> _EXERCISE INSTRUCTIONS_
Exclude pictures. Extract exactly the lines from the one that contains "Write the React, TypeScript" down to the one that contains "const referenceTpr = [0, 1];", both included.

> _INFORMATION PROVIDED_
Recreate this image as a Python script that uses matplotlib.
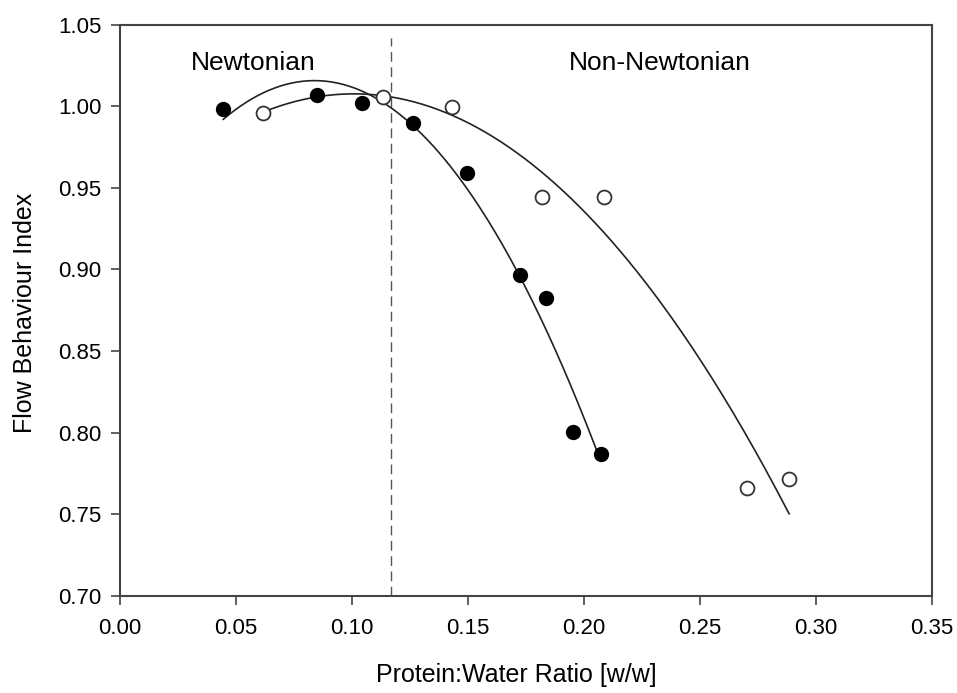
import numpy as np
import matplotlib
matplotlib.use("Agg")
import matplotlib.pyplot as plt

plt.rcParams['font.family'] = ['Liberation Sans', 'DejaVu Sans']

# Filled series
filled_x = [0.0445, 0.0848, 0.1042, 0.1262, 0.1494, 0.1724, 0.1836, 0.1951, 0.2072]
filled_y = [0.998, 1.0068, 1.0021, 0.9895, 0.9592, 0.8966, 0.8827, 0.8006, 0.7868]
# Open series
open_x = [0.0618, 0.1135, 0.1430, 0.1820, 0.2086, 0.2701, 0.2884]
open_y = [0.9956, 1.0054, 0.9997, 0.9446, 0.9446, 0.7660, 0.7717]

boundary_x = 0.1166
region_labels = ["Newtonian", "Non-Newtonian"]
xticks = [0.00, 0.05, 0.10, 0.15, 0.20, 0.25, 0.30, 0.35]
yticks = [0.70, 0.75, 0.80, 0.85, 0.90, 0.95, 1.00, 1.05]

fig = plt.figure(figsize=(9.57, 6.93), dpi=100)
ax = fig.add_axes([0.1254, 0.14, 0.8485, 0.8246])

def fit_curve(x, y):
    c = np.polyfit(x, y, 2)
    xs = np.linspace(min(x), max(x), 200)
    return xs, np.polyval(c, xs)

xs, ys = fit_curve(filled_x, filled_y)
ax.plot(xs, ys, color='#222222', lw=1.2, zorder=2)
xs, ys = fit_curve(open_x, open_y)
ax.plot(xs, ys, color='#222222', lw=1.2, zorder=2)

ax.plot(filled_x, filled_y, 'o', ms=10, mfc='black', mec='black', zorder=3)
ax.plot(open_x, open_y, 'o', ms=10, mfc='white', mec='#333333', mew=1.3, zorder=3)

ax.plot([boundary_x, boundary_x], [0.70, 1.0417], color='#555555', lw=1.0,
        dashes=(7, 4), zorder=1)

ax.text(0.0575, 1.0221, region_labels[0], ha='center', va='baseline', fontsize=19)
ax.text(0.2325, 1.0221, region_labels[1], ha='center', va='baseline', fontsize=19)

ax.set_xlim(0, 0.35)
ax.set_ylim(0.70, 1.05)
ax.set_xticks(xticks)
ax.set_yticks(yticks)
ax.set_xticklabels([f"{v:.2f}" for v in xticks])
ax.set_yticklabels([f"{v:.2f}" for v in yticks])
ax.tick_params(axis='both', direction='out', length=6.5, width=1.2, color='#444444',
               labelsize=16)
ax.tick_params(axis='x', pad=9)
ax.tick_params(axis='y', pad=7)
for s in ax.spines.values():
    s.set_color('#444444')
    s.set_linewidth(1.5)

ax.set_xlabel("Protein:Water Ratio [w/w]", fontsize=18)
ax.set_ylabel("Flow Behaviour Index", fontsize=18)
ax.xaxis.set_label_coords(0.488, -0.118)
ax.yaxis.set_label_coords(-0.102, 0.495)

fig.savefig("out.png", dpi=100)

--

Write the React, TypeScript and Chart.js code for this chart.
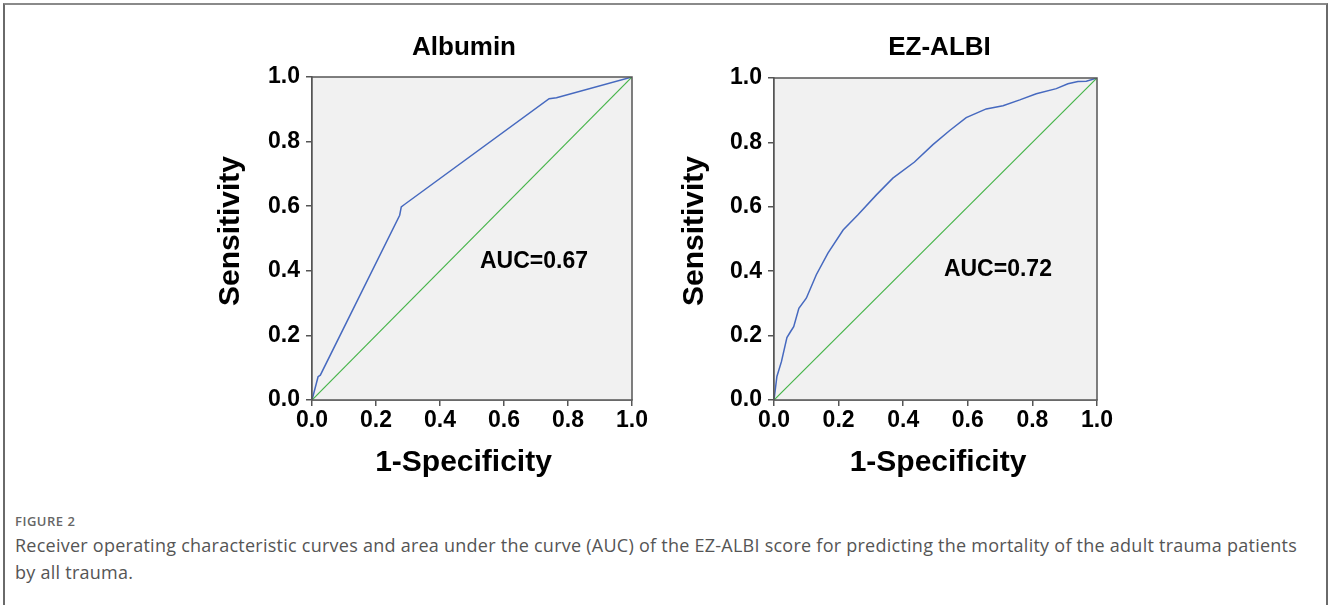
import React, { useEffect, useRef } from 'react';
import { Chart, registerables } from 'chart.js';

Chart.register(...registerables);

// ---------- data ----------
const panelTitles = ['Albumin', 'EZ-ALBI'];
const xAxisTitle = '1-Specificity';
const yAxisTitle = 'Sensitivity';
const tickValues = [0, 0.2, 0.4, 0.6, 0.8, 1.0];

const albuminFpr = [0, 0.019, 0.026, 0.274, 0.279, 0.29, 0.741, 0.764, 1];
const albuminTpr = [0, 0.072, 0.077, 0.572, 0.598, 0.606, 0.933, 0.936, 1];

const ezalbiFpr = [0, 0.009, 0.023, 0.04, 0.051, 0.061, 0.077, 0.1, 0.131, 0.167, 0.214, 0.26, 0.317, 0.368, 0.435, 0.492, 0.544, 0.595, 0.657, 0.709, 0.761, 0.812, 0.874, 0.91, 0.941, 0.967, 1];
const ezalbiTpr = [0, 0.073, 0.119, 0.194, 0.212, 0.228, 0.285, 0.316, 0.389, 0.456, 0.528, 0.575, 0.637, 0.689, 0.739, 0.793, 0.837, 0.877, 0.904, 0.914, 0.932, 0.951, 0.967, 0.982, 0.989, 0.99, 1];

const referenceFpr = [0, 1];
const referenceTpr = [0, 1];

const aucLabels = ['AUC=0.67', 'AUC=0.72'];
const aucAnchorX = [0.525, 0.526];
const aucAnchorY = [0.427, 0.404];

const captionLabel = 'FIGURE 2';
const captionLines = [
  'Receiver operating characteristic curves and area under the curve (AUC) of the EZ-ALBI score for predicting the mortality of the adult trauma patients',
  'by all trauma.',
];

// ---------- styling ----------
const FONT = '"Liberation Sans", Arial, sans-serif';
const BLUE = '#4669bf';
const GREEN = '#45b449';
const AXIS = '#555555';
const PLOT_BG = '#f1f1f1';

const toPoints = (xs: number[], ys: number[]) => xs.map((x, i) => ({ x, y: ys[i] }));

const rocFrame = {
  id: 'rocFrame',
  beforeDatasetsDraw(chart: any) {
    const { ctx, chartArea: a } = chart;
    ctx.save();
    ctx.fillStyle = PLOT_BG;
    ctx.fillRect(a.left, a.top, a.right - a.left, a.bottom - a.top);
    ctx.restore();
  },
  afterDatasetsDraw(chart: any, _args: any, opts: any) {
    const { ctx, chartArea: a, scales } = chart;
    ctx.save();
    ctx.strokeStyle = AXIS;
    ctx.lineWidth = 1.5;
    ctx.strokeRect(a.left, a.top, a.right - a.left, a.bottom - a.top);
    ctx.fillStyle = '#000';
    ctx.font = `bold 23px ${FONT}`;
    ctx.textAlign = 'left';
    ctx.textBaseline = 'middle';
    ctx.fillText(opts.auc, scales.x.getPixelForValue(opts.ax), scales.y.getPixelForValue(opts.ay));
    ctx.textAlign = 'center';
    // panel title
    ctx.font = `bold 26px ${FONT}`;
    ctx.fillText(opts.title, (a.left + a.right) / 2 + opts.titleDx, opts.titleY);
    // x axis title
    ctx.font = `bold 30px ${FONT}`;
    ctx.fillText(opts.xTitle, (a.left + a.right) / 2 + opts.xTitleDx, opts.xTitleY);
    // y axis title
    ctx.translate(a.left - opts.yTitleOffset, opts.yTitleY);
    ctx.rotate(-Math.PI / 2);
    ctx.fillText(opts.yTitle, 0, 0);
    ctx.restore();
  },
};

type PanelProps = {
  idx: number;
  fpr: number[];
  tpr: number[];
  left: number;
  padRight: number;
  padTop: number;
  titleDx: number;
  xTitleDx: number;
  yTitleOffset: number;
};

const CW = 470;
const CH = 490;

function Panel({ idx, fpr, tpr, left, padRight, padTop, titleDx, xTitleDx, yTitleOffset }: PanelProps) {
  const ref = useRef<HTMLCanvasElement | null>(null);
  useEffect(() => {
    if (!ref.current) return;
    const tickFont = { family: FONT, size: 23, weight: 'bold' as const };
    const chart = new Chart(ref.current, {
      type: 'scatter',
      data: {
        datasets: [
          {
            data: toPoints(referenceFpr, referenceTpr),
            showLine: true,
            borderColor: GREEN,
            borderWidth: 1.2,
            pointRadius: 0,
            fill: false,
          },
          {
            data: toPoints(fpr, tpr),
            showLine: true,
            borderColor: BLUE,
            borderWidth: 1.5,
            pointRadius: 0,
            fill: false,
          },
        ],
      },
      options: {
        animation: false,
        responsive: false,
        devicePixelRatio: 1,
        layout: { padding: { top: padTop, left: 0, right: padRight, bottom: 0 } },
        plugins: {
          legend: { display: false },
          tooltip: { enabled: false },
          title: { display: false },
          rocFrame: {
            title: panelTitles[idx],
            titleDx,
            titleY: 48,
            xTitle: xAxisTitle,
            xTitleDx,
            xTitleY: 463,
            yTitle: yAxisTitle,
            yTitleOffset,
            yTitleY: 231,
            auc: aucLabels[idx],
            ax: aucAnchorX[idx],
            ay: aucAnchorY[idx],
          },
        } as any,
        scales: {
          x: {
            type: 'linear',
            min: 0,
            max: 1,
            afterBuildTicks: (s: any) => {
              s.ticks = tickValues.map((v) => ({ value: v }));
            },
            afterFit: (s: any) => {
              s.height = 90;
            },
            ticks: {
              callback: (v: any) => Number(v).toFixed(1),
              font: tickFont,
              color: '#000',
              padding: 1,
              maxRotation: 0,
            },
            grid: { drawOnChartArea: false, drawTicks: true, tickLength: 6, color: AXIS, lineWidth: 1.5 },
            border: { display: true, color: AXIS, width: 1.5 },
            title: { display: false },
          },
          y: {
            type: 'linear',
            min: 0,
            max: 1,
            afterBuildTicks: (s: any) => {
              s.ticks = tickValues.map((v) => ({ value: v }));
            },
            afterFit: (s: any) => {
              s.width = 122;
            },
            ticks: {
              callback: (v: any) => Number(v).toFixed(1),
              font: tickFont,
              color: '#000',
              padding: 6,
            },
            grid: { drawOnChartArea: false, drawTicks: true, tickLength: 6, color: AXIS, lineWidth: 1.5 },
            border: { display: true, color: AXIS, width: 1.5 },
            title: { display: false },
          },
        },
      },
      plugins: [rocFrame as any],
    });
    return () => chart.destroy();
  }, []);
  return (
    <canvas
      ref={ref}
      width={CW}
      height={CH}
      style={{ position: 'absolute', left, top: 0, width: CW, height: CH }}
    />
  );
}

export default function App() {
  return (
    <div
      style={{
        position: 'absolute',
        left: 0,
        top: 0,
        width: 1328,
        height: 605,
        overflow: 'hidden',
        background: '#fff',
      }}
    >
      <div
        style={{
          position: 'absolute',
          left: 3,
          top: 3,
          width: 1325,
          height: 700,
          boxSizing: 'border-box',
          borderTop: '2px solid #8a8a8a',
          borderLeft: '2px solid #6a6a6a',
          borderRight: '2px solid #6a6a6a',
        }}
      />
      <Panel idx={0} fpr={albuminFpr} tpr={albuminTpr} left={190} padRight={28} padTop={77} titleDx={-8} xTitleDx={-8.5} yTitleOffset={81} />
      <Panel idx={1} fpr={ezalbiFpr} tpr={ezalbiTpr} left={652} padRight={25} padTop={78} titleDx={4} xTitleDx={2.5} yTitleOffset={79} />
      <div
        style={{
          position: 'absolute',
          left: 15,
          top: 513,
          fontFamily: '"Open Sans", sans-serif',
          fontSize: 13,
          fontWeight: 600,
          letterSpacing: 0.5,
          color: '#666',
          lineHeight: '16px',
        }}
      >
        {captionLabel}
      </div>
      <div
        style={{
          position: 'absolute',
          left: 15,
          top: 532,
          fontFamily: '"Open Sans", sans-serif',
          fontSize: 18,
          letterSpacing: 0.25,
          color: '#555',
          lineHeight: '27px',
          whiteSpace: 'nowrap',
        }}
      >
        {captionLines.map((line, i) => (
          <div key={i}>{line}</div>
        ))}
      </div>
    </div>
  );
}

> _ANSWER_
Write the React, TypeScript and Chart.js code for this chart.
import React, { useEffect, useRef } from 'react';
import { Chart, registerables } from 'chart.js';

Chart.register(...registerables);

// ---------- data ----------
const panelTitles = ['Albumin', 'EZ-ALBI'];
const xAxisTitle = '1-Specificity';
const yAxisTitle = 'Sensitivity';
const tickValues = [0, 0.2, 0.4, 0.6, 0.8, 1.0];

const albuminFpr = [0, 0.019, 0.026, 0.274, 0.279, 0.29, 0.741, 0.764, 1];
const albuminTpr = [0, 0.072, 0.077, 0.572, 0.598, 0.606, 0.933, 0.936, 1];

const ezalbiFpr = [0, 0.009, 0.023, 0.04, 0.051, 0.061, 0.077, 0.1, 0.131, 0.167, 0.214, 0.26, 0.317, 0.368, 0.435, 0.492, 0.544, 0.595, 0.657, 0.709, 0.761, 0.812, 0.874, 0.91, 0.941, 0.967, 1];
const ezalbiTpr = [0, 0.073, 0.119, 0.194, 0.212, 0.228, 0.285, 0.316, 0.389, 0.456, 0.528, 0.575, 0.637, 0.689, 0.739, 0.793, 0.837, 0.877, 0.904, 0.914, 0.932, 0.951, 0.967, 0.982, 0.989, 0.99, 1];

const referenceFpr = [0, 1];
const referenceTpr = [0, 1];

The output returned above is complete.